Is it egotistical to say I'm a decent writer? After critiquing submittals for the Library Writers Group I'm feeling much better about my efforts. And I have a greater appreciation for the trials and tribulations of book editors.
Background: the Library Writers Group meets twice a month. We've established a schedule where one meeting is a workshop on some aspect of craft, and the alternate meeting is a critique of participant submittals. Many of us are writing novels. This is a long-term effort pursued in isolation. Authors of long-form narratives go through a cycle of emotions that include excitement with the premise, enthusiasm for the evolving story, despair that the product is tripe, depression that all is for naught. Submitting our draft for others to read and critique is an act of bravery. Writers need all the encouragement and productive advice we can get.
Therefore, I don't want to discourage people who share my writing aspirations. However.... OMG! I can't believe how badly written some of the submittals are! Is this the quality of writing sent to literary agents and publishing editors? No wonder so many rejections are sent out!

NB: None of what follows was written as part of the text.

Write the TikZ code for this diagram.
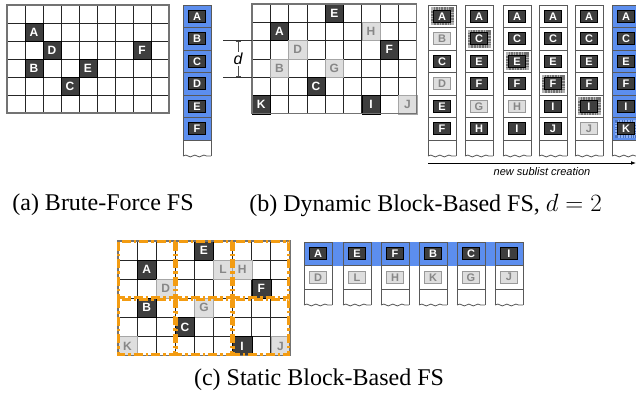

I am plowing through a young adult fantasy novel with the working title Noble Estates (yes, I know the title sucks, but it's the working title and I hope a more appropriate one will jump out of the novel when completed). Finally, it seems that all the writing I've done over the years, classes taken, conferences attended, writing books read, and all the workshops I've signed up for have paid off. I've developed characters, built a world, and plotted out the story arc -- and I'm plowing ahead on Noble Estates. I submitted the opening scenes to the Library Writers Group and I was very pleased with the response. The problems were minor (some I anticipated) and easily fixable. In general, everyone thought my work sounded professional. Whew! I was jazzed. I'm on the right track. I'm maintaining my enthusiasm and working on Noble Estates every day.
Then I read submittals from other members of the Library Writers Group and I was stunned. Most of the contributions are the beginnings of good stories that just need help with the execution (craft). But some are abysmal. Not only is the narrative poorly written, but they're lacking the very basics of storytelling. How do you encourage someone who has been brave enough to submit their work that turns out to be horrible? One opening chapter for a novel has no conflict. No conflict! That's the most basic of the basics of storytelling.

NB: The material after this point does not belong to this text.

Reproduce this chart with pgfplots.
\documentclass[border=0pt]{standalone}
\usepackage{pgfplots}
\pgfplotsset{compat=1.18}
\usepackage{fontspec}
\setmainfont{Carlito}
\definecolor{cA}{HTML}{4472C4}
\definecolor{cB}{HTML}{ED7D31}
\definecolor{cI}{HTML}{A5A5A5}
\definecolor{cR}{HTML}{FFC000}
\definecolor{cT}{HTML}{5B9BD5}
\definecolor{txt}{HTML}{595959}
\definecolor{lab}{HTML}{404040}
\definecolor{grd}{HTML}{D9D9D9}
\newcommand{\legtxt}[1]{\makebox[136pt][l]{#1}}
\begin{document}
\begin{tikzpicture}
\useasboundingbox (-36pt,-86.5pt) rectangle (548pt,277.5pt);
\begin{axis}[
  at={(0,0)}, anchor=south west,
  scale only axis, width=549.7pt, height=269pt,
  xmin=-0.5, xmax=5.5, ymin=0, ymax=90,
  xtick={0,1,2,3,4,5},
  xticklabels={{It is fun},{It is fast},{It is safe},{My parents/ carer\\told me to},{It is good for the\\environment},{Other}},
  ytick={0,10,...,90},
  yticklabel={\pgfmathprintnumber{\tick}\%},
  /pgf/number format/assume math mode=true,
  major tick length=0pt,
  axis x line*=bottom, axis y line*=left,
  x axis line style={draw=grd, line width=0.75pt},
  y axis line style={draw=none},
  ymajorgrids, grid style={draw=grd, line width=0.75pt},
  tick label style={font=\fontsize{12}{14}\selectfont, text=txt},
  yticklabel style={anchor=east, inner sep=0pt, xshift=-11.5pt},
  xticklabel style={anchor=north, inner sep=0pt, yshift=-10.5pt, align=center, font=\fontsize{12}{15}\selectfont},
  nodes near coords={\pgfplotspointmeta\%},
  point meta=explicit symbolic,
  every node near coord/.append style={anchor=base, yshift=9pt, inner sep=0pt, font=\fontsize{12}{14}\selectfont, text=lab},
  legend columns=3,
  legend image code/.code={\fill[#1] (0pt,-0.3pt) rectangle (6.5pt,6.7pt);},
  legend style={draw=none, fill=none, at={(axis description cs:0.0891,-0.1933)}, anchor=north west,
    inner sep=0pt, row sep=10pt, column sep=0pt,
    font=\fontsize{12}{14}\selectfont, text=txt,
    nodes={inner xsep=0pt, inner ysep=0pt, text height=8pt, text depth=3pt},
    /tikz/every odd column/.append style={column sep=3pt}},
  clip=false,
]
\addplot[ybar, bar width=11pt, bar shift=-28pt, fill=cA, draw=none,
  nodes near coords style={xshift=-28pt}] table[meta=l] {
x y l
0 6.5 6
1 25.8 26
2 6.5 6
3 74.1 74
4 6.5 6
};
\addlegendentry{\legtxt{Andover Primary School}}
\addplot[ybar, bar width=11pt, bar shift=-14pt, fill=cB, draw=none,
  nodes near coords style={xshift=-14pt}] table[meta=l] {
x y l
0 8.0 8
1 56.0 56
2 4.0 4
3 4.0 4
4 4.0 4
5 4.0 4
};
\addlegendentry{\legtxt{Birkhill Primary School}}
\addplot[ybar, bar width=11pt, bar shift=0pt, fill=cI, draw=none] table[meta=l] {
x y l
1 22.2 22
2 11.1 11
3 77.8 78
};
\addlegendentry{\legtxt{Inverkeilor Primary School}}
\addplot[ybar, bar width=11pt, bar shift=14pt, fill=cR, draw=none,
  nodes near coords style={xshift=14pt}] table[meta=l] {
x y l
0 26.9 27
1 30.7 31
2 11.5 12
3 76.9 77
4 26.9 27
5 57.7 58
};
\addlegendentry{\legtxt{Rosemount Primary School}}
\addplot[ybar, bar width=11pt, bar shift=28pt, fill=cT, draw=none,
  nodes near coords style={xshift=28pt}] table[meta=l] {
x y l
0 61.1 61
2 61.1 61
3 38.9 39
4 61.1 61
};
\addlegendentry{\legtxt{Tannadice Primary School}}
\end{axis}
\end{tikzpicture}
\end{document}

Is this what's being self published? When novels this badly conceived are rejected by traditional publishers, are the authors e-publishing and/or self-publishing instead? Yikes! This is what you get when you circumvent the gatekeepers. Not that editors don't blow it at times (writers love to read the list of classic novels that were rejected numerous times before publication). Sometimes the writing really is tripe. And you can get in on Amazon!
I'm beginning to think I'm a real writer.
Gotta go. Noble Estates (yeah, yukky title) awaits.